Professor Christopher Potts is Chair of the Department of Linguistics at Stanford University and Professor of Computer Science. In this hour long Web seminar he describes the stunning (and largely unexpected) progress in transformer-based machine learning models with self-supervision in training from gargantuan data sets.
To illustrate the phase-transition-like take-off of the performance of these models on benchmarks comparing their performance to that of humans, consider this chart showing a variety of benchmarks and AI systems from before 2000 to 2021, with human performance on the benchmarks shown as the normalised horizontal red line.
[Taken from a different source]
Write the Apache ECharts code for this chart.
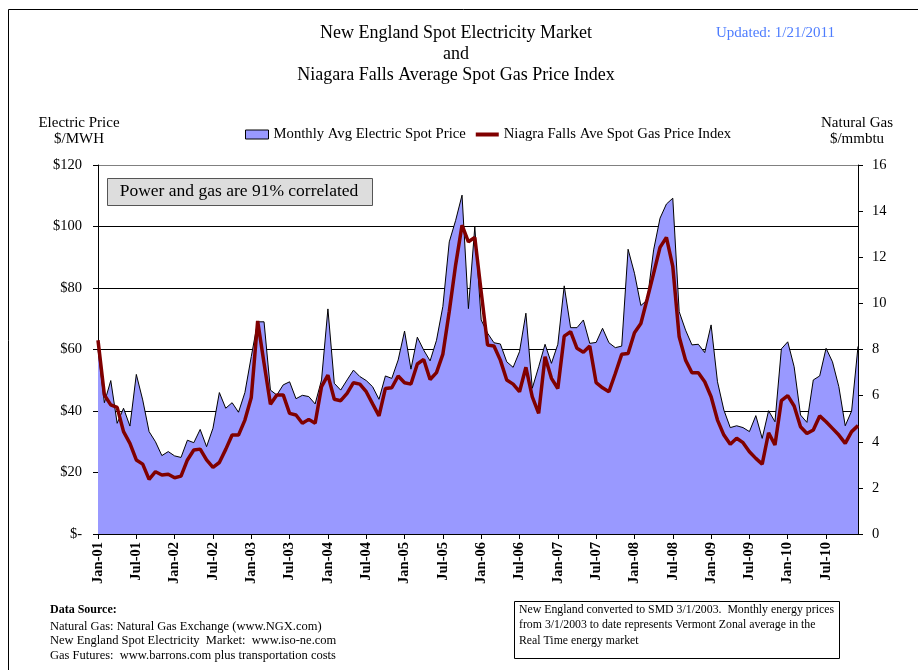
<!DOCTYPE html>
<html>
<head>
<meta charset="utf-8">
<script src="https://cdn.jsdelivr.net/npm/echarts@6/dist/echarts.min.js"></script>
<style>
  html, body { margin: 0; padding: 0; background: #fff; }
  #chart { width: 918px; height: 670px; }
</style>
</head>
<body>
<div id="chart"></div>
<script>
// month labels Jan-01 .. Dec-10
var years = ["01", "02", "03", "04", "05", "06", "07", "08", "09", "10"];
var months = ["Jan", "Feb", "Mar", "Apr", "May", "Jun", "Jul", "Aug", "Sep", "Oct", "Nov", "Dec"];
var categories = [];
years.forEach(function (y) {
  months.forEach(function (m) { categories.push(m + "-" + y); });
});

// Monthly Avg Electric Spot Price ($/MWH)
var electric = [
  60, 42.7, 49.9, 36, 40.9, 35.1, 51.9, 43.6, 33.3, 30, 25.5, 26.8,
  25.4, 24.9, 30.5, 29.7, 34, 28.4, 34.4, 46, 40.9, 42.7, 39.6, 46,
  57.7, 69, 69, 46.8, 45.2, 48.5, 49.5, 44, 45.1, 44.7, 42.3, 50.1,
  73.2, 49, 46.8, 50.1, 53.3, 51.2, 49.9, 47.9, 43.8, 51.4, 50.6, 56.6,
  66, 53.6, 64, 59.8, 56.3, 63, 74, 95, 102, 110.2, 73.3, 99.9,
  69.6, 65.3, 62.2, 61.8, 56, 54.2, 59.3, 71.8, 47.4, 54.4, 61.7, 55.5,
  61.7, 80.7, 67.1, 67.1, 69.6, 62, 62.3, 66.9, 62.2, 60.6, 61.1, 92.6,
  84.8, 74.3, 76.1, 92.4, 102.7, 107.3, 109.2, 72.3, 66.3, 61.5, 61.7, 59,
  68, 49.5, 40.3, 34.6, 35.2, 34.6, 33.3, 38.5, 31.1, 40.1, 36.5, 60.2,
  62.5, 54.4, 38.7, 36.3, 50.1, 51.4, 60.4, 56, 47.9, 35.2, 40, 61
];

// Niagra Falls Ave Spot Gas Price Index ($/mmbtu)
var gas = [
  8.4, 6.03, 5.6, 5.49, 4.44, 3.93, 3.21, 3.03, 2.37, 2.7, 2.56, 2.59,
  2.44, 2.51, 3.21, 3.64, 3.68, 3.21, 2.89, 3.1, 3.67, 4.29, 4.29, 4.94,
  5.92, 9.24, 7.4, 5.63, 6.03, 6.03, 5.23, 5.16, 4.8, 4.97, 4.8, 6.39,
  6.89, 5.84, 5.78, 6.1, 6.56, 6.5, 6.17, 5.64, 5.12, 6.31, 6.34, 6.85,
  6.56, 6.5, 7.37, 7.57, 6.7, 7.0, 7.8, 9.65, 11.67, 13.39, 12.67, 12.86,
  10.5, 8.19, 8.15, 7.54, 6.68, 6.5, 6.17, 7.23, 5.95, 5.23, 7.69, 6.75,
  6.31, 8.58, 8.77, 8.05, 7.88, 8.15, 6.56, 6.34, 6.17, 6.96, 7.79, 7.83,
  8.73, 9.13, 10.2, 11.3, 12.43, 12.86, 11.6, 8.55, 7.54, 6.99, 6.99, 6.6,
  5.95, 4.94, 4.29, 3.89, 4.15, 3.96, 3.57, 3.28, 3.03, 4.39, 3.86, 5.78,
  6, 5.55, 4.65, 4.36, 4.51, 5.12, 4.87, 4.58, 4.29, 3.93, 4.44, 4.7
];

var serif = "'Liberation Serif', 'Times New Roman', serif";

var myChart = echarts.init(document.getElementById("chart"));
var option = {
  animation: false,
  textStyle: { fontFamily: serif, color: "#000" },
  title: {
    text: "New England Spot Electricity Market\nand\nNiagara Falls Average Spot Gas Price Index",
    left: 451,
    top: 18,
    textAlign: "center",
    textStyle: { fontFamily: serif, fontSize: 18, fontWeight: "normal", lineHeight: 21, color: "#000" }
  },
  legend: {
    left: 240,
    top: 122,
    itemWidth: 23,
    itemHeight: 9,
    itemGap: 10,
    textStyle: { fontFamily: serif, fontSize: 14.7, color: "#000" },
    data: [
      { name: "Monthly Avg Electric Spot Price", icon: "rect",
        itemStyle: { color: "#9999FF", borderColor: "#000", borderWidth: 1 } },
      { name: "Niagra Falls Ave Spot Gas Price Index", icon: "path://M0,0h23v4h-23z",
        itemStyle: { color: "#800000", borderWidth: 0 } }
    ]
  },
  grid: { left: 98, right: 60, top: 165, bottom: 136 },
  xAxis: {
    type: "category",
    boundaryGap: false,
    data: categories,
    axisLine: { lineStyle: { color: "#000", width: 1 } },
    axisTick: { interval: 5, length: 5, lineStyle: { color: "#000" } },
    axisLabel: {
      interval: 5,
      rotate: 90,
      margin: 8,
      fontFamily: serif,
      fontSize: 14.5,
      fontWeight: "bold",
      color: "#000"
    },
    splitLine: { show: false }
  },
  yAxis: [
    {
      type: "value",
      min: 0,
      max: 120,
      interval: 20,
      axisLine: { show: true, lineStyle: { color: "#000" } },
      axisTick: { show: true, length: 5, lineStyle: { color: "#000" } },
      axisLabel: {
        margin: 16,
        fontFamily: serif,
        fontSize: 14.5,
        color: "#000",
        formatter: function (v) { return v === 0 ? "$-" : "$" + v; }
      },
      splitLine: {
        show: true,
        lineStyle: { color: ["#000", "#000", "#000", "#000", "#000", "#000", "#808080"], width: 1 }
      }
    },
    {
      type: "value",
      min: 0,
      max: 16,
      interval: 2,
      position: "right",
      axisLine: { show: true, lineStyle: { color: "#000" } },
      axisTick: { show: true, length: 5, lineStyle: { color: "#000" } },
      axisLabel: { margin: 14, fontFamily: serif, fontSize: 14.5, color: "#000" },
      splitLine: { show: false }
    }
  ],
  graphic: [
    { type: "rect", left: 6, top: 7, shape: { width: 940, height: 700 },
      style: { fill: "none", stroke: "#000", lineWidth: 1 }, silent: true },
    { type: "text", left: 716, top: 26,
      style: { text: "Updated: 1/21/2011", fill: "#4D7CFE", font: "15px " + serif } },
    { type: "text", x: 79, y: 115,
      style: { text: "Electric Price\n$/MWH", fill: "#000", font: "15px " + serif, align: "center", lineHeight: 16 } },
    { type: "text", x: 857, y: 115,
      style: { text: "Natural Gas\n$/mmbtu", fill: "#000", font: "15px " + serif, align: "center", lineHeight: 16 } },
    { type: "rect", left: 107, top: 178, z: 10, shape: { width: 265, height: 27 },
      style: { fill: "#DDDDDD", stroke: "#555", lineWidth: 1 } },
    { type: "text", x: 239, y: 182, z: 11,
      style: { text: "Power and gas are 91% correlated", fill: "#000", font: "17.5px " + serif, align: "center" } },
    { type: "text", left: 50, top: 604,
      style: { text: "Data Source:", fill: "#000", font: "bold 12px " + serif } },
    { type: "text", left: 50, top: 619,
      style: {
        text: "Natural Gas: Natural Gas Exchange (www.NGX.com)\nNew England Spot Electricity  Market:  www.iso-ne.com\nGas Futures:  www.barrons.com plus transportation costs",
        fill: "#000", font: "12.5px " + serif, lineHeight: 14.5 } },
    { type: "rect", left: 514, top: 601, shape: { width: 325, height: 57 },
      style: { fill: "#fff", stroke: "#000", lineWidth: 1 } },
    { type: "text", left: 519, top: 602,
      style: {
        text: "New England converted to SMD 3/1/2003.  Monthly energy prices\nfrom 3/1/2003 to date represents Vermont Zonal average in the\nReal Time energy market",
        fill: "#000", font: "11.8px " + serif, lineHeight: 15.5 } }
  ],
  series: [
    {
      name: "Monthly Avg Electric Spot Price",
      type: "line",
      yAxisIndex: 0,
      data: electric,
      symbol: "none",
      lineStyle: { color: "#000", width: 1 },
      itemStyle: { color: "#9999FF" },
      areaStyle: { color: "#9999FF", opacity: 1 },
      z: 2
    },
    {
      name: "Niagra Falls Ave Spot Gas Price Index",
      type: "line",
      yAxisIndex: 1,
      data: gas,
      symbol: "none",
      lineStyle: { color: "#800000", width: 3.5 },
      itemStyle: { color: "#800000" },
      z: 3
    }
  ]
};

option && myChart.setOption(option);
</script>
</body>
</html>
What we see is steady progress up to around 2017 when Google Brain introduced the first transformer model, and then FOOM! a fast-takeoff in which in for every newly-created benchmark human performance was almost immediately surpassed by an AI system. The evidence of this is all around us, in systems such as ChatGPT, DALL-E 2, Stable Diffusion, Codex, and Midjourney.
Prof. Potts concludes that with the rate of progress demonstrated by these systems at present, it makes no sense trying to make predictions ten years in the future as he did not long ago with some confidence. Now we must simply try to ride the wave.
You know what they call it in mathematics when you cannot make predictions beyond a given point? Why, they call it a singularity.
Whether this golden age for natural language understanding and nascent artificial intelligence perceived as out-performing humans on a variety of domain-specific tasks will be a golden age for the society in which it occurs, as the news-readers say, “only time will tell”.